The company's upcoming general rate case, which PG&E plans to initiate next month, will request the lowest increase in electric rates in a decade, Poppe said — and it doesn't include the effects of other potential cost-saving developments, including the improved credit rating by Moody's and growing electrical demand. PG&E's regulatory framework, Poppe said, should allow the company to cut overall customer bills by 1% to 2% for every gigawatt of new demand from data centers.
PG&E’s data center pipeline grew from 5.5 GW at the beginning of the year to 8.7 GW at the end of the first quarter, Poppe said. Most of the interest within PG&E's service area does not come from large AI-training data centers, but from more modestly sized, 100-MW range data centers that support existing AI applications for various companies, according to Poppe.
“These are a variety of smaller projects that will go through because that demand for compute power is real, particularly here in the Bay Area where we have this density of technical talent who can leverage AI,” Poppe said. “So this trend is absolutely real for us.”
The company also plans to cut costs by undergrounding power lines in regions where PG&E currently spends significant sums of money on vegetation management, and anticipates limited impacts from the recent spate of tariffs announced by the Trump administration.

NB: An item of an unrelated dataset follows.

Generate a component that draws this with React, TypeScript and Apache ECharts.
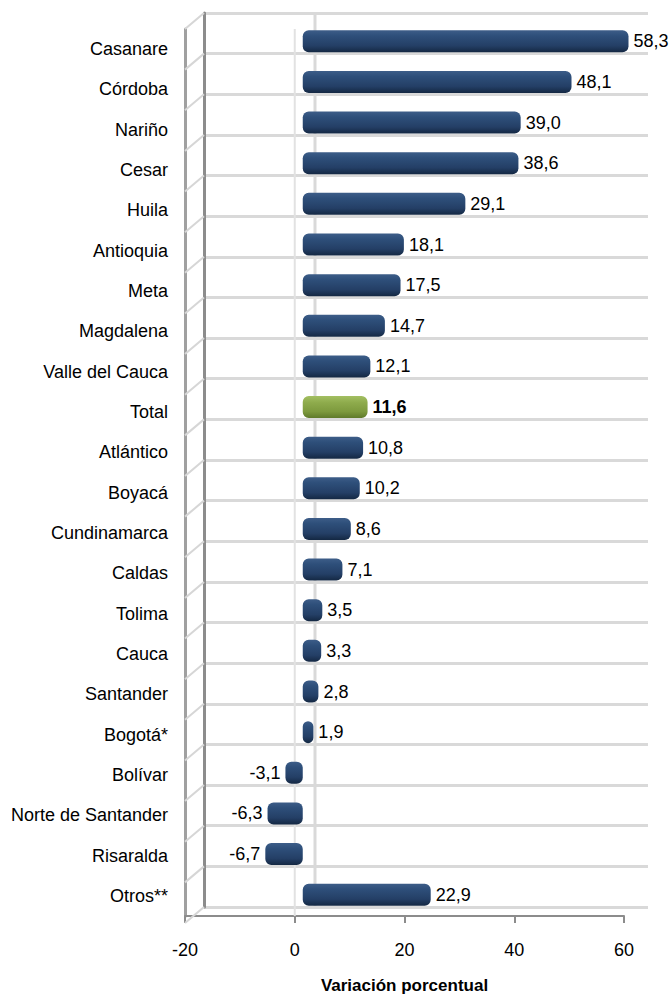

Most of the company's materials and supplies come from domestic sources, with the company’s biggest areas of tariff exposure coming from the purchase of computer hardware, smart grid equipment and other electric equipment like transformers, according to Carolyn Burke, chief financial officer for PG&E.
Poppe indicated that company leaders have been working with state lawmakers on a solution to shore up the state's wildfire fund, which insures participating utilities, including PG&E, against catastrophic wildfire losses. Frequent, severe wildfires, including the Eaton Fire in Los Angeles County earlier this year, have strained the fund's financial resources.

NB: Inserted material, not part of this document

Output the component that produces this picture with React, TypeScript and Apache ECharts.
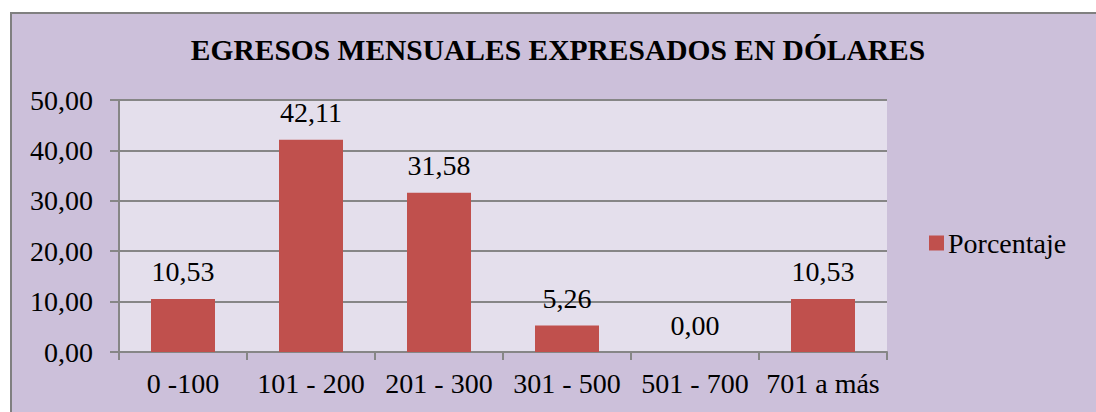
import React, { useEffect, useRef } from "react";
import * as echarts from "echarts";

const categories = ["0 -100", "101 - 200", "201 - 300", "301 - 500", "501 - 700", "701 a más"];
const porcentaje = [10.53, 42.11, 31.58, 5.26, 0.0, 10.53];
const seriesName = "Porcentaje";
const titleText = "EGRESOS MENSUALES EXPRESADOS EN DÓLARES";

const FONT = "'Liberation Serif', 'Times New Roman', serif";
const fmt = (v: number) => v.toFixed(2).replace(".", ",");

export default function App() {
  const ref = useRef<HTMLDivElement>(null);
  useEffect(() => {
    document.body.style.margin = "0";
    document.documentElement.style.overflow = "hidden";
    const chart = echarts.init(ref.current!, undefined, { renderer: "svg" });
    chart.setOption({
      animation: false,
      backgroundColor: "transparent",
      title: {
        text: titleText,
        left: 558,
        textAlign: "center",
        top: 35,
        padding: 0,
        textStyle: { fontFamily: FONT, fontSize: 29.5, fontWeight: "bold", color: "#000" },
      },
      legend: {
        data: [seriesName],
        left: 929,
        top: 229,
        padding: 0,
        itemWidth: 15,
        itemHeight: 15,
        itemGap: 6,
        icon: "rect",
        textStyle: { fontFamily: FONT, fontSize: 28, color: "#000", padding: [0, 0, 0, -1] },
      },
      grid: {
        left: 119,
        right: 1096 - 887,
        top: 100,
        bottom: 412 - 352,
        show: true,
        backgroundColor: "#E4DFEC",
        borderWidth: 0,
      },
      xAxis: {
        type: "category",
        data: categories,
        axisLine: { show: true, lineStyle: { color: "#868686", width: 2 } },
        axisTick: { show: true, length: 8, lineStyle: { color: "#868686", width: 2 } },
        axisLabel: { fontFamily: FONT, fontSize: 28, color: "#000", margin: 17, interval: 0 },
      },
      yAxis: {
        type: "value",
        min: 0,
        max: 50,
        interval: 10,
        axisLine: { show: true, lineStyle: { color: "#868686", width: 2 } },
        axisTick: { show: true, length: 9, lineStyle: { color: "#868686", width: 2 } },
        splitLine: { show: true, lineStyle: { color: "#868686", width: 2 } },
        axisLabel: {
          fontFamily: FONT,
          fontSize: 28,
          color: "#000",
          margin: 26,
          formatter: (v: number) => fmt(v),
        },
      },
      series: [
        {
          name: seriesName,
          type: "bar",
          data: porcentaje,
          barWidth: "50%",
          itemStyle: { color: "#C0504D" },
          label: {
            show: true,
            position: "top",
            distance: 13,
            fontFamily: FONT,
            fontSize: 28,
            color: "#000",
            formatter: (p: any) => fmt(p.value),
          },
        },
      ],
    });
    return () => chart.dispose();
  }, []);
  return (
    <div style={{ position: "relative", width: 1096, height: 412, background: "#fff", overflow: "hidden" }}>
      <div
        style={{
          position: "absolute",
          left: 10,
          top: 12,
          width: 1086,
          height: 400,
          background: "#CCC0DA",
          borderLeft: "2px solid #808080",
          borderTop: "2px solid #808080",
          boxSizing: "border-box",
        }}
      />
      <div ref={ref} style={{ position: "absolute", left: 0, top: 0, width: 1096, height: 412 }} />
    </div>
  );
}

Poppe said she was unable to share details of what a solution could look like, but told investors that she has continued to emphasize the importance of a financing plan that does not require contributions from the utility's investors. Access to low-cost capital, she said, remains critical to affordable electric rates.
In the meantime, PG&E is conducting a review of its de-energized and deactivated electric lines to ensure they haven't overlooked the possibility they could start a wildfire in light of recent allegations that an idled power line owned by Southern California Edison may have sparked the Eaton Fire, Poppe said.

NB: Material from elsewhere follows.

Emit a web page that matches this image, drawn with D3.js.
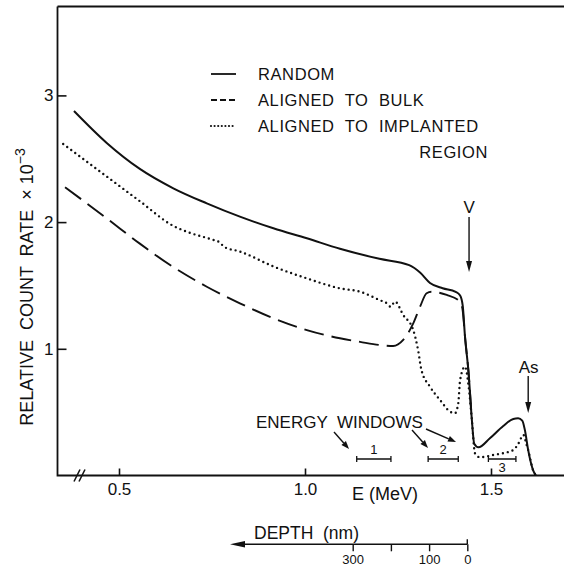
<!DOCTYPE html>
<html><head><meta charset="utf-8">
<script src="https://cdn.jsdelivr.net/npm/d3@7"></script>
<style>
body{margin:0;background:#fff}
svg{display:block}
text{font-family:"Liberation Sans",Arial,sans-serif;fill:#111;white-space:pre}
</style>
</head><body>
<svg id="c" width="564" height="568"></svg>
<script>
// ---- data (E in MeV, relative count rate x 10^-3) ----
const randomE = [0.379,0.467,0.556,0.646,0.736,0.825,0.915,1.005,1.094,1.20,1.28,1.31,1.336,1.37,1.405,1.417,1.424,1.430,1.440,1.448,1.455,1.466,1.497,1.533,1.560,1.573,1.584,1.591,1.600,1.613,1.621];
const randomV = [2.877,2.625,2.42,2.267,2.148,2.043,1.951,1.872,1.79,1.71,1.66,1.60,1.52,1.478,1.45,1.42,1.34,1.10,0.80,0.46,0.25,0.222,0.294,0.391,0.446,0.451,0.433,0.36,0.20,0.043,0.0];
const bulkE = [0.355,0.467,0.556,0.646,0.736,0.825,0.915,1.005,1.094,1.148,1.20,1.237,1.264,1.291,1.309,1.327,1.34,1.381,1.417,1.424,1.430,1.440,1.448];
const bulkV = [2.275,2.03,1.83,1.645,1.49,1.359,1.241,1.148,1.083,1.055,1.03,1.022,1.07,1.20,1.33,1.438,1.45,1.425,1.372,1.30,1.10,0.80,0.46];
const implE = [0.350,0.467,0.556,0.646,0.691,0.750,0.772,0.782,0.825,0.915,1.005,1.094,1.148,1.200,1.220,1.230,1.242,1.264,1.291,1.304,1.313,1.336,1.363,1.390,1.403,1.412,1.417,1.430,1.440,1.448,1.457,1.470,1.506,1.560,1.574,1.587,1.595,1.600,1.613,1.621];
const implV = [2.616,2.36,2.165,1.97,1.915,1.862,1.838,1.805,1.768,1.65,1.556,1.477,1.451,1.385,1.359,1.332,1.372,1.267,1.148,0.99,0.833,0.701,0.596,0.504,0.491,0.57,0.754,0.859,0.70,0.46,0.175,0.144,0.162,0.201,0.254,0.32,0.25,0.20,0.043,0.0];
const xTicks = [0.5,1.0,1.5];
const yTicks = [1,2,3];
const depthTicks = [0,100,200,300];
const depthLabeled = [0,100,300];
const windowNames = ["1","2","3"];
const windowStart = [1.139,1.331,1.493];
const windowEnd = [1.231,1.412,1.567];
const legendNames = ["RANDOM","ALIGNED  TO  BULK","ALIGNED  TO  IMPLANTED"];
const markerV = 1.441, markerAs = 1.600;

// ---- layout ----
const svg = d3.select("#c");
const L = 57.5, T = 6.5, B = 475.5, R = 564;
const x = d3.scaleLinear().domain([0.5,1.5]).range([119,491]);
const y = d3.scaleLinear().domain([0,3]).range([475.5,95.4]);
const ink = "#111";

// frame
svg.append("path").attr("d",`M${L},${T}H${R}M${L},${T}V${B}H${R}`)
  .attr("fill","none").attr("stroke",ink).attr("stroke-width",1.8);

// y axis
const gy = svg.append("g").attr("transform",`translate(${L},0)`)
  .call(d3.axisLeft(y).tickValues(yTicks).tickSize(-9).tickPadding(4).tickFormat(d3.format("d")));
gy.select(".domain").remove();
gy.selectAll("line").attr("stroke",ink).attr("stroke-width",1.6);
gy.selectAll("text").attr("font-size",17).attr("fill",ink);

// x axis
const gx = svg.append("g").attr("transform",`translate(0,${B})`)
  .call(d3.axisBottom(x).tickValues(xTicks).tickSize(-7).tickPadding(7).tickFormat(d3.format(".1f")));
gx.select(".domain").remove();
gx.selectAll("line").attr("stroke",ink).attr("stroke-width",1.6);
gx.selectAll("text").attr("font-size",17).attr("fill",ink);

// axis break
[77,82].forEach(bx=>{
  svg.append("line").attr("x1",bx-3).attr("y1",B+6).attr("x2",bx+3).attr("y2",B-6)
    .attr("stroke",ink).attr("stroke-width",1.5);
});

// axis titles
svg.append("text").attr("x",385).attr("y",500).attr("text-anchor","middle")
  .attr("font-size",18).text("E (MeV)");
const yt = svg.append("text").attr("transform","translate(33,287) rotate(-90)")
  .attr("text-anchor","middle").attr("font-size",18);
yt.append("tspan").text("RELATIVE  COUNT  RATE  × 10");
yt.append("tspan").attr("dy",-8).attr("font-size",14).text("−3");

// curves
const line = d3.line().x(d=>x(d[0])).y(d=>y(d[1])).curve(d3.curveMonotoneX);
const zipE = (E,V)=>E.map((e,i)=>[e,V[i]]);
svg.append("path").attr("d",line(zipE(bulkE,bulkV))).attr("fill","none")
  .attr("stroke",ink).attr("stroke-width",1.9).attr("stroke-dasharray","20,8");
svg.append("path").attr("d",line(zipE(implE,implV))).attr("fill","none")
  .attr("stroke",ink).attr("stroke-width",2.4).attr("stroke-linecap","round").attr("stroke-dasharray","0,5");
svg.append("path").attr("d",line(zipE(randomE,randomV))).attr("fill","none")
  .attr("stroke",ink).attr("stroke-width",2);

// legend
const legY = [74,100,126];
const legDash = [null,"6,3","0,3.6"];
const legCap = ["butt","butt","round"];
const legW = [1.8,1.8,2.2];
legendNames.forEach((n,i)=>{
  svg.append("line").attr("x1",211).attr("x2",236).attr("y1",legY[i]).attr("y2",legY[i])
    .attr("stroke",ink).attr("stroke-width",legW[i]).attr("stroke-linecap",legCap[i])
    .attr("stroke-dasharray",legDash[i]);
  svg.append("text").attr("x",258).attr("y",legY[i]+6).attr("font-size",16.5)
    .attr("letter-spacing",0.6).text(n);
});
svg.append("text").attr("x",488).attr("y",158).attr("text-anchor","end").attr("font-size",16.5)
  .attr("letter-spacing",0.6).text("REGION");

// arrowhead helper
function arrow(x1,y1,x2,y2,len,hw){
  const a = Math.atan2(y2-y1,x2-x1);
  const bx = x2-len*Math.cos(a), by = y2-len*Math.sin(a);
  svg.append("line").attr("x1",x1).attr("y1",y1).attr("x2",bx).attr("y2",by)
    .attr("stroke",ink).attr("stroke-width",1.4);
  const px = -Math.sin(a)*hw, py = Math.cos(a)*hw;
  svg.append("path").attr("d",`M${x2},${y2}L${bx+px},${by+py}L${bx-px},${by-py}Z`).attr("fill",ink);
}

// V and As markers
svg.append("text").attr("x",x(markerV)).attr("y",213).attr("text-anchor","middle").attr("font-size",17).text("V");
arrow(x(markerV),217,x(markerV),272,11,3);
svg.append("text").attr("x",x(markerAs)+0.5).attr("y",373).attr("text-anchor","middle").attr("font-size",17).text("As");
arrow(x(markerAs),376,x(markerAs),413,11,3);

// energy windows
svg.append("text").attr("x",256).attr("y",428).attr("font-size",17).text("ENERGY  WINDOWS");
arrow(334,432,349,449,8,3);
arrow(412,430,428,448,8,3);
arrow(426,429,456,442,8,3);
const wy = 459;
windowNames.forEach((n,i)=>{
  const a = x(windowStart[i]), b = x(windowEnd[i]);
  svg.append("path").attr("d",`M${a},${wy-3}V${wy+3}M${a},${wy}H${b}M${b},${wy-3}V${wy+3}`)
    .attr("fill","none").attr("stroke",ink).attr("stroke-width",1.3);
  svg.append("text").attr("x",(a+b)/2).attr("y",i<2?wy-5:wy+13).attr("text-anchor","middle")
    .attr("font-size",13).text(n);
});

// depth axis
const dx = d3.scaleLinear().domain([0,300]).range([467.3,352.7]);
const dy = 544.3;
arrow(dx(0),dy,230,dy,15,3.2);
const gd = svg.append("g").attr("transform",`translate(0,${dy})`)
  .call(d3.axisBottom(dx).tickValues(depthTicks).tickSize(7).tickPadding(3)
    .tickFormat(d=>depthLabeled.includes(d)?d:""));
gd.select(".domain").remove();
gd.selectAll("line").attr("stroke",ink).attr("stroke-width",1.4);
gd.selectAll("text").attr("font-size",13).attr("fill",ink);
svg.append("line").attr("x1",dx(0)).attr("x2",dx(0)).attr("y1",dy-5).attr("y2",dy).attr("stroke",ink).attr("stroke-width",1.4);
svg.append("text").attr("x",254).attr("y",539).attr("font-size",17.5).text("DEPTH  (nm)");
</script>
</body></html>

Given rising consumer costs and recession fears, Poppe said it was essential for the company to continue to make the case that investments in initiatives such as undergrounding power lines will lead to lower power bills in the long-run.
“When the Legislature is looking at all this simultaneously, it's pretty hard to absorb all of it at once,” she said. “So it's important that we continue ... an active conversation and make sure that we're sharing the information that we have and continuing to demonstrate that we don't have to choose between customers and investors.”